Rafe was disappointed not to secure a place in Rada. But he never seems to have been short of work. Look hard and you’ll spot him in Shaun of the Dead. He reappeared in the same team’s Hot Fuzz. But he reckons that he didn’t feel entirely secure in his profession until 2011. In that year, we saw Rafe in both Anonymous and One Day.
Then he was cast as the most foolish space traveller in Ridley Scott’s Prometheus. That film proved to be both a commercial and critical disappointment. To almost everyone’s surprise, Rafe’s next film, Life of Pi, ended up taking at least 25 per cent more (Ang Lee’s movie is still playing) than its supposedly more commercial predecessor. Spall, who plays the writer who hears Pi’s story, secured the role in unusual circumstances.
“He had shot my entire part with another actor. I believe it was Tobey Maguire,” he says, diplomatically. “And then they wanted to go in a different direction with the character. I was thus in the strange position of being able to watch the whole film. So, I knew we had something special. Mind you, nobody thought it would take ¤500 million. It’s an art movie, really.”

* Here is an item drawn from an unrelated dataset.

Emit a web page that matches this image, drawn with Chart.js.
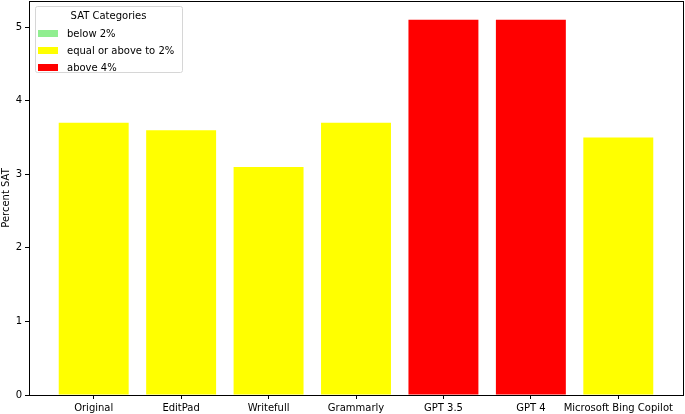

Life has got complicated for Rafe. Married to Elize du Toit, a star of Hollyoaks, he recently welcomed a second child into the world. The couple live in Maida Vale, some convenient distance from London Zoo and Lord’s Cricket Ground. Having spent most of the summer shooting in Canada, he has had to strive to “make it work”. But he now has a 10-week break before embarking on Owen Harris’s Kill Your Friends.
For now, there is the gamble (for him and Working Title) that is I Give it a Year. On every bus, featured on every chat show (and these pages), the film is certainly hard to avoid.
“Things have got a bit more exciting in recent years,” he confirms. “I am very aware that I Give it a Year is a big deal. It’s all very strange and if this doesn’t do well, then I may not get the chance to be in a romantic comedy again.”
He shrugs philosophically. “But hopefully I will always get to do this job.”